Онлайн книга - Аристократия и Демос. Политическая элита архаических и классических Афин | Автор книги - Игорь Суриков

Cтраница 16
читать онлайн книги бесплатно

Коллективистская тенденция видна невооруженным глазом в различных сферах общественной жизни архаических полисов. Безусловно, необходимо сказать в данной связи об уже упоминавшемся выше издании первых в греческом мире сводов законов, которые вводили некие единые, обязательные для всех нормы поведения в рамках гражданского коллектива. В раннем законодательстве коллективистская тенденция противостояла индивидуалистической. Стоит отметить еще, что в прямой связи с коллективизмом стоит складывание такого важного компонента шкалы ценностей древнегреческой цивилизации, как полисный патриотизм, еще практически чуждый героям Гомера.

Две тенденции, о которых идет речь – индивидуалистическая и коллективистская, – были не только взаимодополняющими, но и, конечно, противостояли друг другу, находились в диалектическом противоборстве. Такого рода «единство и борьба противоположностей» во многом обусловили появление самого «греческого чуда», складывание классической полисной цивилизации, полисной системы ценностей. Лишь в очень редких, можно сказать, единичных случаях одной из тенденций удавалось взять верх над другой, достигнуть решительного преобладания. Такие случаи являлись, безусловно, отклонениями от нормы, некими полюсами возможного.

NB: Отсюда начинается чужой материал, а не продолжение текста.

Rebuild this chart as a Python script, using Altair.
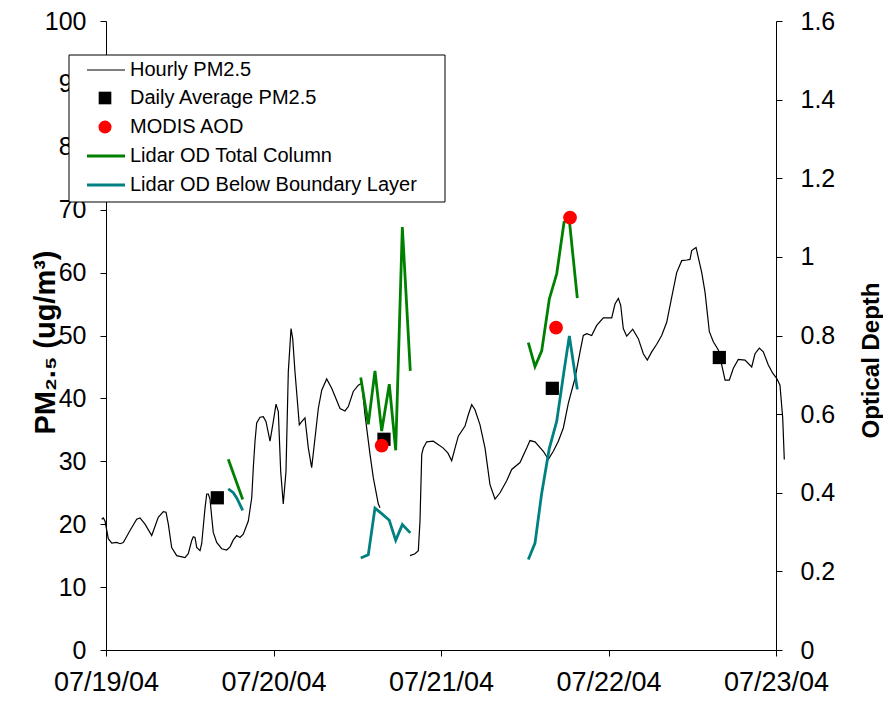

А в типовом полисе индивидуалистическая и коллективистская тенденции сосуществовали, и, соответственно, периоды стабильности и стасиса чередовались, сменяя друг друга. Естественно, именно стабильность, «евномия», была желательным состоянием; стасис стремились предотвращать, используя для этого различные средства. Одним из таких средств было, в частности, колонизационное движение. Исследователи, изучающие Великую колонизацию архаической эпохи, чаще всего делают акцент на ее экономические факторы (стенохория и земельный голод как следствие демографического взрыва, поиск сырьевых баз, желание утвердиться на торговых путях и т. п.), но не всегда уделяют должное внимание факторам политическим. Между тем последние, как нам представляется, играли далеко не последнюю роль. Сплошь и рядом непосредственным поводом выведения колонии являлись перипетии борьбы за власть в полисе. Группировка, не сумевшая добиться успеха «у себя дома», уходила в апойкию, а ее лидер становился ойкистом, таким образом достигая на новом месте того высокого положения, в котором ему было отказано на родине. Впрочем, колонизация, естественно, не могла стать панацеей, да и в целом являлась вариантом, возможным отнюдь не для любого полиса. Для того чтобы колонизационное мероприятие осуществилось, была необходима либо совокупность не только политических, но и экономических предпосылок (группировка политиков-аристократов могла, естественно, основать жизнеспособную колонию только в том случае, если ее сопровождала достаточно значительная в количественном отношении группа рядовых граждан, заинтересованных в переселении), либо ситуация должна была быть крайне острой, не оставлявшей для какой-то части населения реальной возможности остаться на родине (например, если в ходе борьбы одна группировка полностью побеждала и поголовно изгоняла другую, что случалось не часто).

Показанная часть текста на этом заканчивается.